Но вот... я подхожу к самому главному, чего доселе почти намеренно не касалась. Подхожу к самому сейчас острому вопросу, — вопросу о войне.

Длить умолчаний дольше нельзя. Завтра в Совете, он, кажется, будет обсуждаться решительно. В Совете? А в Правительстве? Оно будет молчать.

Вопрос о войне должен, и немедля, найти свою дорогу.

Для меня, просто для моего человеческого здравого смысла, эта дорога ясна.

Это лишь продолжение той самой линии, на которой я стояла с начала войны. И, насколько я помню и понимаю, — Керенский. (Но знать — еще ничто. Надо осуществлять знаемое. Керенский теперь — при возможности осуществления знаемого. Осуществит ли? Ведь он — один).

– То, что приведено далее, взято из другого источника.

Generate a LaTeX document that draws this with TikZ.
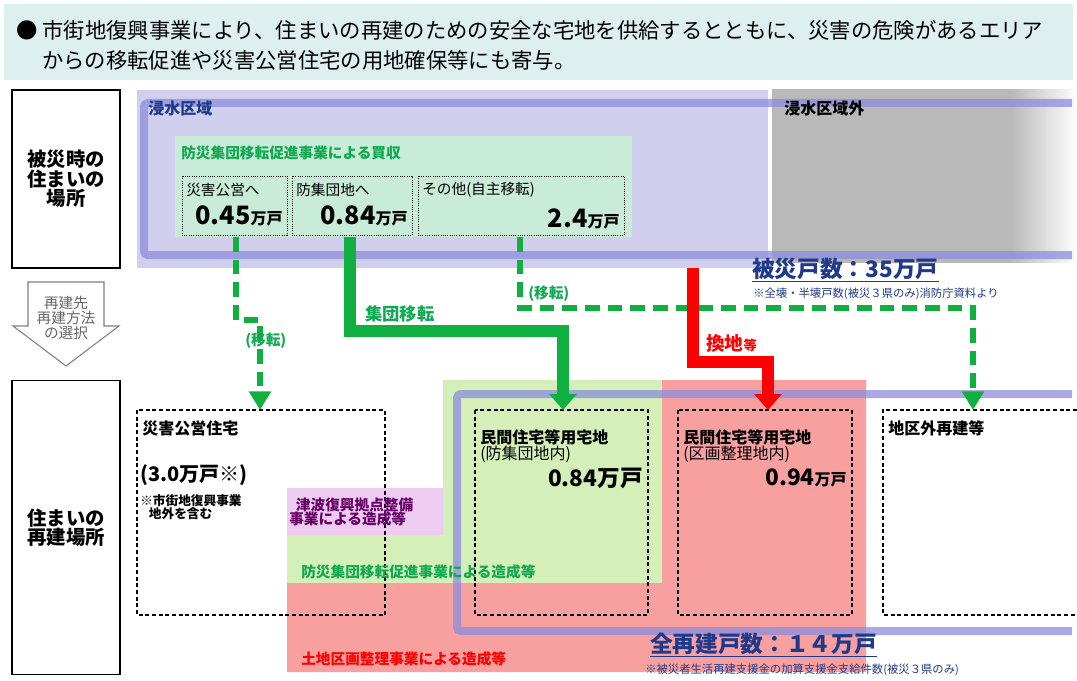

Для памяти, для себя, обозначу, хоть кратко, эту сегодняшнюю линию «о войне».

Вот: я ЗА войну. То есть: за ее наискорейший и достойный КОНЕЦ.

Долой побединство! Война должна изменить свой лик. Война должна теперь стать действительно войной за свободу. Мы будем защищать нашу Россию, от Вильгельма, пока он идет на нее, как защищали бы от Романова, если бы шел он.

Война, как таковая, — горькое наследие, но именно потому, что мы так рабски приняли ее, и так долго сидели в рабах, — мы виноваты в войне. И теперь надо принять ее, как свой же грех, поднять ее, как подвиг искупленья, и с непрежней, новой силой донести до настоящего конца.